The filler is a beautiful set of Brahms Op. 119 incidental pieces from 1979, played with the same unaffected mastery."
LESSER OF TWO GOODS
DAVID BRYSON | Glossop Derbyshire England | 03/15/2006
(3 out of 5 stars)
"This disc would have got a higher rating from me if I didn't happen to own Serkin's performance of the concerto from 1960 with Ormandy and the Philadelphia. However before we even get to assessing the relative merits of the performances, I have to say that the recording, allegedly remastered, is not everything it might have been. The sound in the concerto is rather dull, and something has gone quite seriously wrong with it in the solo pieces. I have them on LP as well, and I don't recall the recorded quality as being as bad as it is here. I quite admit that Serkin's touch in his later years had changed, losing much of what made it so hard to mistake in his prime, but it was never, on record elsewhere or in real life, anything like the thin and emaciated offering we are given in the first two intermezzi here. This is the greater pity since these are much the best played of the four op 119 numbers. Serkin's account of them is profound and searching - lonely, sad and with deep shadows even in the waltz-section of the second piece. Recording-wise matters improve slightly in the C major intermezzo and the rhapsody, but sadly the performances go the other way. The intermezzo is all right basically, but it could have done with a faster speed and more quirkiness in the expression, and the rhapsody is just simply too slow and lumbering for my own liking.
Taken just on its own, this performance of the mighty B flat concerto is actually rather good. It needs no saying that Serkin and Szell were musical partners with an uncommon degree of mutual understanding, that the Cleveland Orchestra is one of the world's finest, and that both soloist and conductor had an uncommon intellectual and spiritual grasp of this great work. However I'm neither prepared nor even able to take it just on its own, because Serkin's 1960 performance is quite simply the greatest I have ever heard in my life, despite two minor finger-slips in the first movement. For fire, technical address and commitment it equals the earlier of Gilels's recordings, issued only a few months after it, and in terms of subtlety, insight and rhythmic control it surpasses it.

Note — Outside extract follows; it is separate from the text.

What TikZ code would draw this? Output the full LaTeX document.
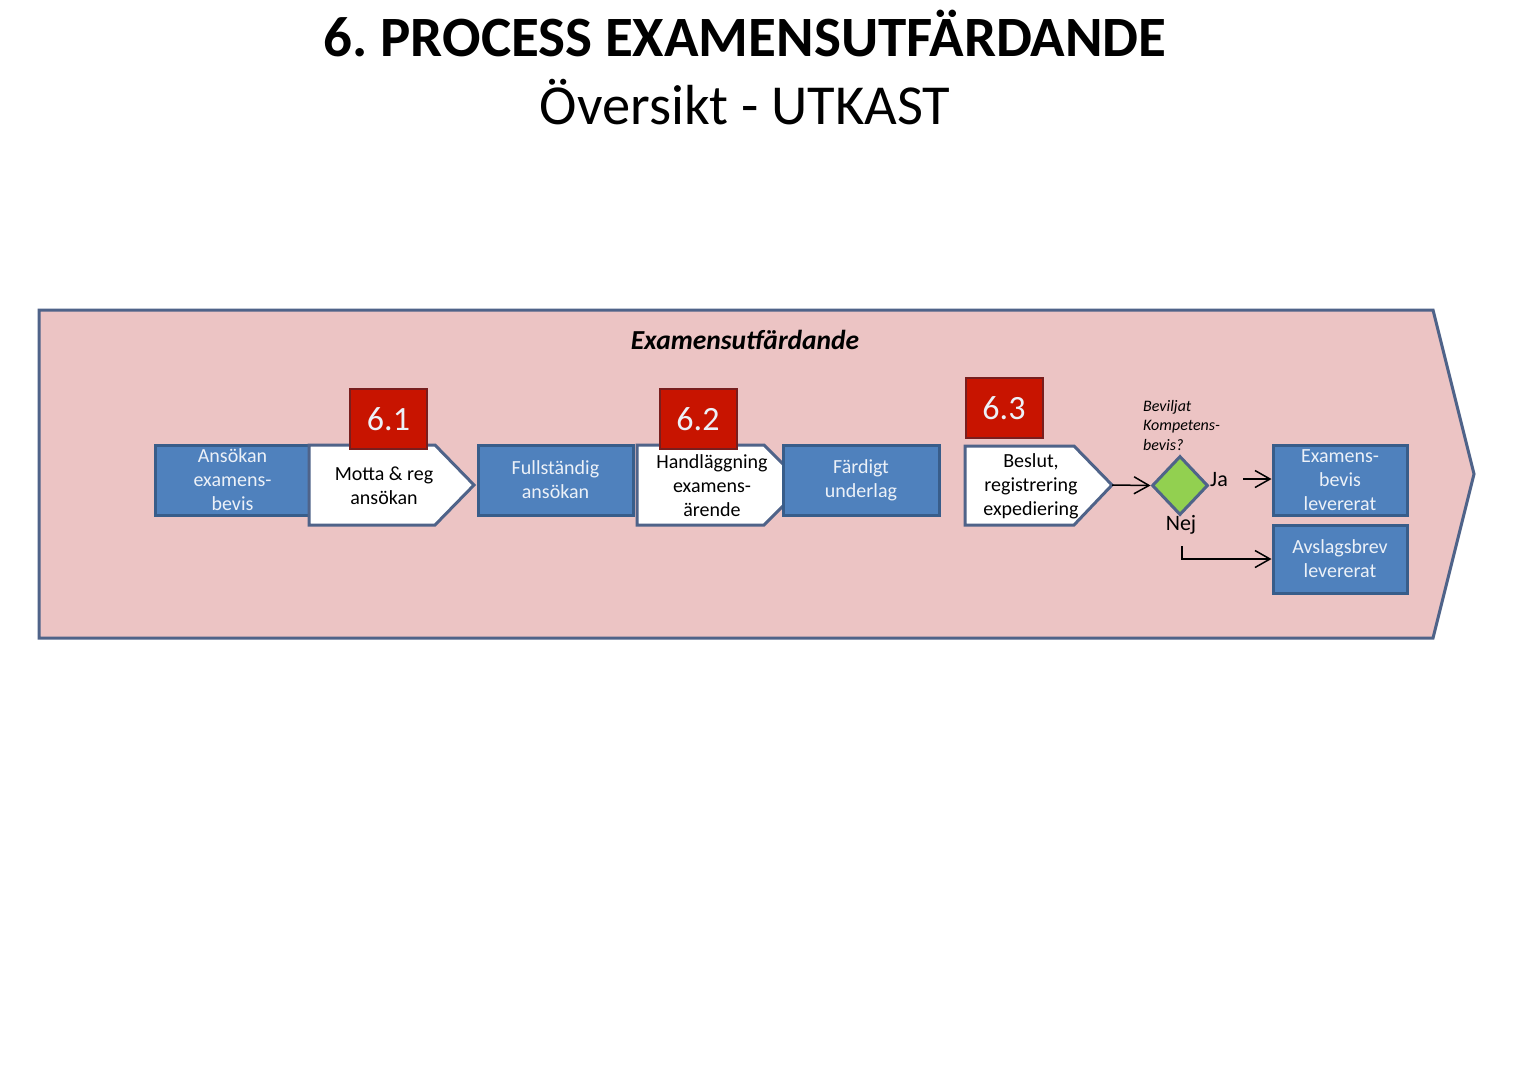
\documentclass[tikz,border=0pt]{standalone}
\usepackage{fontspec}
\setmainfont{Carlito}
\usetikzlibrary{shapes.geometric,arrows.meta,calc}
\definecolor{bandfill}{RGB}{236,196,196}
\definecolor{bandline}{RGB}{79,99,137}
\definecolor{boxfill}{RGB}{79,129,189}
\definecolor{boxline}{RGB}{56,93,138}
\definecolor{boxtext}{RGB}{236,241,248}
\definecolor{redfill}{RGB}{200,20,0}
\definecolor{redline}{RGB}{120,30,30}
\definecolor{diafill}{RGB}{146,208,80}
\tikzset{
  bluebox/.style={draw=boxline, fill=boxfill, line width=3pt, text=boxtext, align=center,
    font=\fontsize{20}{24}\selectfont, inner sep=0pt},
  chev/.style={draw=bandline, fill=white, line width=3pt, line join=miter},
  chevtext/.style={align=center, font=\fontsize{20}{24}\selectfont, inner sep=0pt},
  numbox/.style={draw=redline, fill=redfill, line width=2pt, text=boxtext,
    font=\fontsize{34}{36}\selectfont, minimum width=77pt, minimum height=60pt, inner sep=0pt},
  arr/.style={line width=1.5pt, -{Straight Barb[length=15pt,width=17pt,line width=1.5pt]}}
}
\begin{document}
\begin{tikzpicture}[x=1pt,y=-1pt]
\useasboundingbox (0,0) rectangle (1522,1080);
\fill[white] (0,0) rectangle (1522,1080);
% titles
\node[anchor=base, font=\fontsize{57}{60}\selectfont\bfseries, inner sep=0pt] (title) at (745,56) {6.\ PROCESS EXAMENSUTFÄRDANDE};
\node[anchor=base, font=\fontsize{56.5}{60}\selectfont, inner sep=0pt] (subtitle) at (745,124) {Översikt - UTKAST};
% band
\draw[draw=bandline, fill=bandfill, line width=3pt, line join=miter]
  (39,310) -- (1433,310) -- (1474,474) -- (1433,638) -- (39,638) -- cycle;
\node[font=\fontsize{27.5}{30}\selectfont\bfseries\itshape, inner sep=0pt] (bandlabel) at (745,340) {Examensutfärdande};
% box 1
\node[bluebox, minimum width=155pt, minimum height=70pt] (b1) at (232.5,480) {Ansökan\\examens-\\bevis};
% chevron 1
\draw[chev] (309,445) -- (435,445) -- (474,485) -- (435,525) -- (309,525) -- cycle;
\node[chevtext] (c1) at (384,486) {Motta \& reg\\ansökan};
\node[numbox] (n1) at (388.5,419) {6.1};
% box 2
\node[bluebox, minimum width=155pt, minimum height=70pt] (b2) at (555.5,480) {Fullständig\\ansökan};
% chevron 2
\draw[chev] (637,445) -- (764,445) -- (804,485) -- (764,525) -- (637,525) -- cycle;
\node[chevtext] (c2) at (712,486) {Handläggning\\examens-\\ärende};
\node[numbox] (n2) at (698,419) {6.2};
% box 3
\node[bluebox, minimum width=156pt, minimum height=70pt] (b3) at (861,480) {Färdigt\\underlag};
% chevron 3
\draw[chev] (965,446) -- (1074,446) -- (1112,485) -- (1074,525) -- (965,525) -- cycle;
\coordinate (c3tip) at (1112,485);
\node[chevtext] (c3) at (1031,486) {Beslut,\\registrering\\expediering};
\node[numbox] (n3) at (1004,408) {6.3};
% decision
\node[diamond, draw=bandline, fill=diafill, line width=3pt, minimum width=56pt, minimum height=59pt, inner sep=0pt] (dia) at (1180,485.5) {};
\node[anchor=north west, align=left, font=\fontsize{16}{19.5}\selectfont\itshape, inner sep=0pt] (q) at (1143,400) {Beviljat\\Kompetens-\\bevis?};
\draw[arr] (c3tip) -- (dia.west);
\node[font=\fontsize{22}{24}\selectfont, inner sep=0pt] (ja) at (1219,480) {Ja};
\node[font=\fontsize{22}{24}\selectfont, inner sep=0pt] (nej) at (1181,525) {Nej};
% end boxes
\node[bluebox, minimum width=134pt, minimum height=70pt] (e1) at (1340,480) {Examens-\\bevis\\levererat};
\node[bluebox, minimum width=134pt, minimum height=68pt] (e2) at (1340,559) {Avslagsbrev\\levererat};
\coordinate (jastart) at (1243,479);
\draw[arr] (jastart) -- (jastart -| e1.west);
\coordinate (nejstart) at (1182,546);
\draw[arr, line width=1.2pt] (nejstart) |- (e2.west);
\end{tikzpicture}
\end{document}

The performance may not actually be available in America currently, but you should still be able to get it in Europe on the Sony Retrospective label (coupled with the Strauss Burleske), and some genuine remastering seems to have been done, because the recorded sound, not quite equal to what Gilels was given in the original issue, is now as fresh as paint. It had always had one significant thing going for it, namely an exceptionally magnificent-sounding piano, and the tone of that is captured with thrilling vividness on the cd. What I'm meant to be reviewing here is the 1966 account, so I suppose I could summarise it as being basically very similar to the 1960 one but with all the best things toned down a little. Speeds in the three fast movements are just a tad slower here, but the difference in quality is not the result of the slower speeds, the slower speeds are the result of the difference in quality. I could prolong this notice to outrageous length if I were to enumerate the instances I have in mind, so I shall confine myself to the tempo taken for the final allegretto grazioso. This is one of the hardest to judge in all 19th century music, and I find that anything even slightly adrift of my own idea of it (basically the speed Backhaus took in his pre-war issue) sets my teeth on edge. The 1966 performance gets it right, but the 1960 version gets it righter than right.
There is a liner note of the familiar kind by Andre Tubeuf, with a translation of the familiar kind too. If you think it worth the trouble of reading, I may as well point out that Tubeuf is not responsible for designating the op 119 pieces `variations'. You will not really go wrong with this issue, but there is a very much better alternative that was still available only a few months back."